Due to privacy concerns, iOS quite aggressively ensures apps are not able to advertise for an extended period in background mode. iOS uses a custom overflow Bluetooth format to advertise services in background that is normally only used by the iPhone OS. The NHSX app has reverse engineered this to allow a background iOS to be woken up. There still remains a problem if all co-located iOS devices are in the background for too long, since they will then need a foreground iOS or Android device to wake them up. This might not be a major issue in practice though. It is however a little clunky compared to the updates coming from the Apple/Google approach which should allow reliable background operation.
If you wish to report symptoms then you are driven through a couple of screens double checking that these (coughing, high temperature) are definitely consistent with Covid-19, and you are asked to provide a date for the onset of these. You can then submit a report which will be processed by the backend systems. Somewhat controversially, the NHSX system does not presently seem to require a positive Covid-19 test in order to make this submission, which may open it up to abuse and undermine its efficacy. A testing step could be added without needing to change the app, so the intent is probably to keep this aspect flexible. We will explore this and other security issues in a future blog.

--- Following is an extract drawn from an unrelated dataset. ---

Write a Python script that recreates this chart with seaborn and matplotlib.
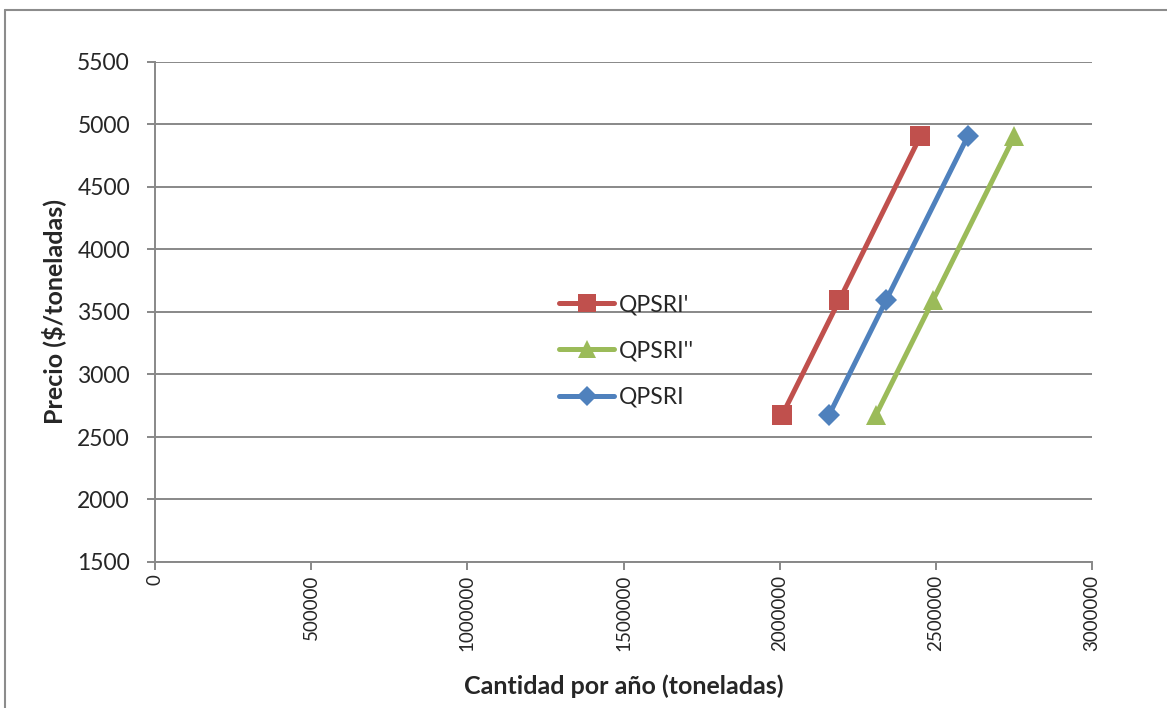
import matplotlib
matplotlib.use("Agg")
import matplotlib.pyplot as plt
import matplotlib.lines as mlines
import seaborn as sns
import pandas as pd

# Supply series: quantity per year (tonnes) at each price level ($/tonne)
precio = [2675, 3595, 4904]
qpsri_prima = [2008000, 2191000, 2450000]
qpsri_doble = [2308000, 2491000, 2751000]
qpsri = [2158000, 2341000, 2602000]

series = ["QPSRI'", "QPSRI''", "QPSRI"]
colores = {"QPSRI'": "#C0504D", "QPSRI''": "#9BBB59", "QPSRI": "#4F81BD"}
marcadores = {"QPSRI'": "s", "QPSRI''": "^", "QPSRI": "D"}
tam_marcador = {"QPSRI'": 14, "QPSRI''": 14, "QPSRI": 11.5}

df = pd.concat([
    pd.DataFrame({"cantidad": qpsri_prima, "precio": precio, "serie": "QPSRI'"}),
    pd.DataFrame({"cantidad": qpsri_doble, "precio": precio, "serie": "QPSRI''"}),
    pd.DataFrame({"cantidad": qpsri, "precio": precio, "serie": "QPSRI"}),
], ignore_index=True)

sns.set_style("white")
plt.rcParams["font.family"] = ["Lato", "DejaVu Sans"]

fig = plt.figure(figsize=(11.67, 7.08), dpi=100)
ax = fig.add_axes([155 / 1167, 1 - 562 / 708, (1092 - 155) / 1167, (562 - 62) / 708])

grid_color = "#888888"
for y in range(1500, 5501, 500):
    ax.axhline(y, color=grid_color, lw=1.4, zorder=0)

for s in series:
    sub = df[df["serie"] == s]
    sns.lineplot(data=sub, x="cantidad", y="precio", ax=ax, color=colores[s],
                 lw=3.6, marker=marcadores[s], markersize=tam_marcador[s],
                 markeredgewidth=0, sort=False, legend=False, zorder=3)

ax.set_xlim(0, 3000000)
ax.set_ylim(1500, 5500)
ax.set_xticks(range(0, 3000001, 500000))
ax.set_yticks(range(1500, 5501, 500))
ax.set_xticklabels([str(v) for v in range(0, 3000001, 500000)], rotation=90,
                   fontsize=13.5)
ax.set_yticklabels([str(v) for v in range(1500, 5501, 500)], fontsize=16.5)
ax.tick_params(axis="both", direction="out", length=6, width=1.4,
               color=grid_color, left=True, bottom=True)
ax.tick_params(axis="y", pad=12)
ax.tick_params(axis="x", pad=3)

for side in ["top", "right"]:
    ax.spines[side].set_visible(False)
for side in ["left", "bottom"]:
    ax.spines[side].set_color(grid_color)
    ax.spines[side].set_linewidth(1.4)

ax.set_xlabel("Cantidad por año (toneladas)", fontsize=18, fontweight="bold",
              labelpad=17)
ax.set_ylabel("Precio ($/toneladas)", fontsize=18, fontweight="bold", labelpad=8)

handles = [mlines.Line2D([], [], color=colores[s], lw=3.6, marker=marcadores[s],
                         markersize=tam_marcador[s] - 1, markeredgewidth=0)
           for s in series]
leg = ax.legend(handles, series, loc="center left",
                bbox_to_anchor=((548 - 155) / 937, (562 - 351) / 500),
                frameon=False, fontsize=16.5, handlelength=2.4,
                handletextpad=0.2, labelspacing=1.1, borderpad=0)

# Outer frame of the chart area
fig.add_artist(plt.Line2D([4.5 / 1167, 4.5 / 1167], [0, 1 - 10 / 708],
                          transform=fig.transFigure, color="#8c8c8c", lw=1.5))
fig.add_artist(plt.Line2D([4.5 / 1167, 1], [1 - 10 / 708, 1 - 10 / 708],
                          transform=fig.transFigure, color="#8c8c8c", lw=1.5))

fig.savefig("out.png", dpi=100)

The submission is made to another API endpoint that includes the stream of contact events that the app has recorded, as discussed in NCSC technical paper published last week. There are no particular surprises in the data recorded by the app. The contact events can be decrypted by the backend to reveal other app instances that the user has been in contact with, to allow push notifications to be sent to those apps where the level of exposure is considered to have put them at risk.
Some effort has gone into protecting against the submission of manipulated reports, both by the pinning and also because the reports are signed with an HMAC that uses the private key associated with the app instance.
Of course these protections cannot prevent a determined attacker from being able to craft a script or modified app that is able to both register and obtain a private key and to submit a valid report. The efficacy of such an attack (other than wasting backend resources) is related to whether the contact events are from real users that might receive a notification. This is harder to achieve, but we will also explore the risks around this in a future article.
NHSX documents describe the structure of the backend systems. This must take the contact events from different reports and use various models to determine the risk of exposure before sending out appropriate notification events to the impacted users. The source code for the backend has not been made available.
One of the arguments made in favour of the centralised approach is that it allows the data models to be more easily tweaked and more advanced data analysis techniques to be applied. This may be true, but it does come with the enormous downside risk of the privacy concerns around centralisation. In the Apple/Google APIs an exposure configuration allows various parameters to be tweaked even though the matching is being done privately on individual devices. It might also be acceptable for users to provide anonymized information about their exposure for some central tracking, in the same way we do already with app performance and crashes. The key point is that this must be opt-in and shouldn’t prevent full use of the app without it.
First impressions of the NHSX app are positive from a design and security perspective. However, as discussed in our previous blog the decision to only rotate the Bluetooth Value on a daily basis creates unnecessary privacy risks. Moreover, the justification of this in terms of providing information about daily contacts doesn’t even appear to be implemented in the current app. Much remains unclear about the operation of the backend systems and whether the UK is backing the wrong approach by opting for a centralised system.